Energies, 2025, vol. 18, issue 15, 1-30

Abstract: Accurate forecasting of electricity production is crucial for the stability of the entire energy sector. However, predicting future renewable energy production and its value is difficult due to the complex processes that affect production using renewable energy sources. In this article, we examine the performance of basic deep learning models for electricity forecasting. We designed deep learning models, including recursive neural networks (RNNs), which are mainly based on long short-term memory (LSTM) networks; gated recurrent units (GRUs), convolutional neural networks (CNNs), temporal fusion transforms (TFTs), and combined architectures. In order to achieve this goal, we have created our benchmarks and used tools that automatically select network architectures and parameters.
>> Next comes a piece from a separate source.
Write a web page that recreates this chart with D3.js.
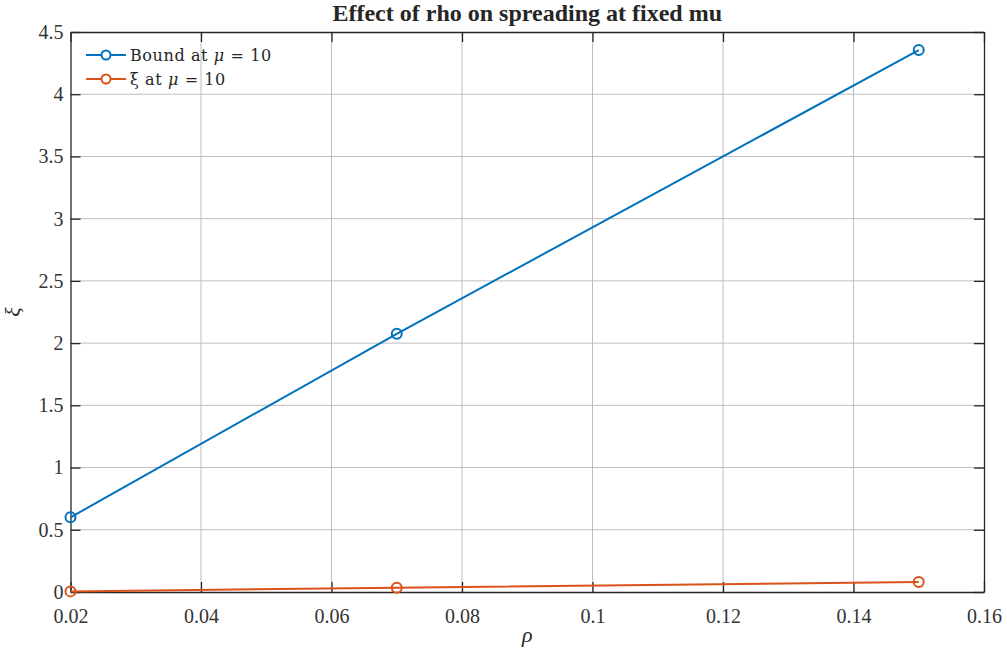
<!DOCTYPE html>
<html>
<head>
<meta charset="utf-8">
<script src="https://cdn.jsdelivr.net/npm/d3@7"></script>
<style>
  body { margin: 0; background: #fff; }
  svg text { font-family: "Liberation Serif", "DejaVu Serif", serif; }
</style>
</head>
<body>
<div id="main"></div>
<script>
const rho = [0.02, 0.07, 0.15]
const boundValues = [0.6, 2.075, 4.355]
const xiValues = [0.005, 0.035, 0.08]
const xTicks = [0.02, 0.04, 0.06, 0.08, 0.1, 0.12, 0.14, 0.16]
const yTicks = [0, 0.5, 1, 1.5, 2, 2.5, 3, 3.5, 4, 4.5]
const seriesNames = ["Bound at ", "\u03be at "]
const colors = ["#0072BD", "#D95319"]

const width = 1007
const height = 655
const margin = { top: 32, right: 23, bottom: 63, left: 70.5 }

const svg = d3.select("#main").append("svg")
  .attr("width", width)
  .attr("height", height)

const x = d3.scaleLinear()
  .domain([0.02, 0.16])
  .range([margin.left, width - margin.right])

const y = d3.scaleLinear()
  .domain([0, 4.5])
  .range([height - margin.bottom, margin.top])

const x0 = margin.left, x1 = width - margin.right
const y0 = height - margin.bottom, y1 = margin.top

// grid
svg.append("g").selectAll("line").data(xTicks.slice(1, -1)).join("line")
  .attr("x1", d => x(d)).attr("x2", d => x(d))
  .attr("y1", y1).attr("y2", y0)
  .attr("stroke", "#bdbdbd").attr("stroke-width", 1)
svg.append("g").selectAll("line").data(yTicks.slice(1, -1)).join("line")
  .attr("x1", x0).attr("x2", x1)
  .attr("y1", d => y(d)).attr("y2", d => y(d))
  .attr("stroke", "#bdbdbd").attr("stroke-width", 1)

// axes (inward ticks, box)
const fmt = d => String(+d.toFixed(2))
const xAxis = d3.axisBottom(x).tickValues(xTicks).tickSize(-10).tickPadding(17).tickFormat(fmt).tickSizeOuter(0)
const yAxis = d3.axisLeft(y).tickValues(yTicks).tickSize(-10).tickPadding(7).tickFormat(fmt).tickSizeOuter(0)
const xTop = d3.axisTop(x).tickValues(xTicks).tickSize(-10).tickFormat("").tickSizeOuter(0)
const yRight = d3.axisRight(y).tickValues(yTicks).tickSize(-10).tickFormat("").tickSizeOuter(0)

function style(g) {
  g.selectAll("path").attr("stroke", "#262626").attr("stroke-width", 1.3)
  g.selectAll("line").attr("stroke", "#262626").attr("stroke-width", 1.3)
  g.selectAll("text").attr("fill", "#333").style("font-size", "20px")
    .style("font-family", "'Liberation Serif', serif")
}

svg.append("g").attr("transform", `translate(0,${y0})`).call(xAxis).call(style)
svg.append("g").attr("transform", `translate(${x0},0)`).call(yAxis).call(style)
svg.append("g").attr("transform", `translate(0,${y1})`).call(xTop).call(style)
svg.append("g").attr("transform", `translate(${x1},0)`).call(yRight).call(style)

// series
const series = [boundValues, xiValues]
const line = d3.line().x((d, i) => x(rho[i])).y(d => y(d))
series.forEach((vals, k) => {
  svg.append("path")
    .datum(vals)
    .attr("fill", "none")
    .attr("stroke", colors[k])
    .attr("stroke-width", 2)
    .attr("d", line)
  svg.append("g").selectAll("circle").data(vals).join("circle")
    .attr("cx", (d, i) => x(rho[i]))
    .attr("cy", d => y(d))
    .attr("r", 5)
    .attr("fill", "none")
    .attr("stroke", colors[k])
    .attr("stroke-width", 2)
})

// legend
const legend = svg.append("g")
seriesNames.forEach((name, k) => {
  const ly = 55 + k * 24
  legend.append("line")
    .attr("x1", 86).attr("x2", 126).attr("y1", ly).attr("y2", ly)
    .attr("stroke", colors[k]).attr("stroke-width", 2)
  legend.append("circle")
    .attr("cx", 106).attr("cy", ly).attr("r", 4.5)
    .attr("fill", "#fff").attr("stroke", colors[k]).attr("stroke-width", 2)
  const t = legend.append("text")
    .attr("x", 130).attr("y", ly + 6)
    .attr("fill", "#262626")
    .style("font-family", "'DejaVu Serif', serif")
    .style("font-size", "16px")
    .style("letter-spacing", "0.6px")
  t.append("tspan").text(name)
  t.append("tspan").style("font-style", "italic").text("\u03bc")
  t.append("tspan").text(" = 10")
})

// title and labels
svg.append("text")
  .attr("x", (x0 + x1) / 2).attr("y", 21)
  .attr("text-anchor", "middle")
  .attr("fill", "#262626")
  .style("font-size", "24px").style("font-weight", "bold")
  .text("Effect of rho on spreading at fixed mu")

svg.append("text")
  .attr("x", (x0 + x1) / 2).attr("y", 642)
  .attr("text-anchor", "middle")
  .attr("fill", "#262626")
  .style("font-size", "22px").style("font-style", "italic")
  .text("\u03c1")

svg.append("text")
  .attr("transform", `translate(20,${(y0 + y1) / 2}) rotate(-90)`)
  .attr("text-anchor", "middle")
  .attr("fill", "#262626")
  .style("font-size", "22px").style("font-style", "italic")
  .text("\u03be")
</script>
</body>
</html>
Data were obtained as part of the NCBR grant (the National Center for Research and Development, Poland). These data contain daily records of all the recorded parameters from individual solar and wind farms over the past three years. The experimental results indicate that the LSTM models significantly outperformed the other models in terms of forecasting. In this paper, multilayer deep neural network (DNN) architectures are described, and the results are provided for all the methods. This publication is based on the results obtained within the framework of the research and development project “POIR.01.01.01-00-0506/21”, realized in the years 2022–2023. The project was co-financed by the European Union under the Smart Growth Operational Programme 2014–2020.

Keywords: forecasting; DNN; renewable energy (search for similar items in EconPapers)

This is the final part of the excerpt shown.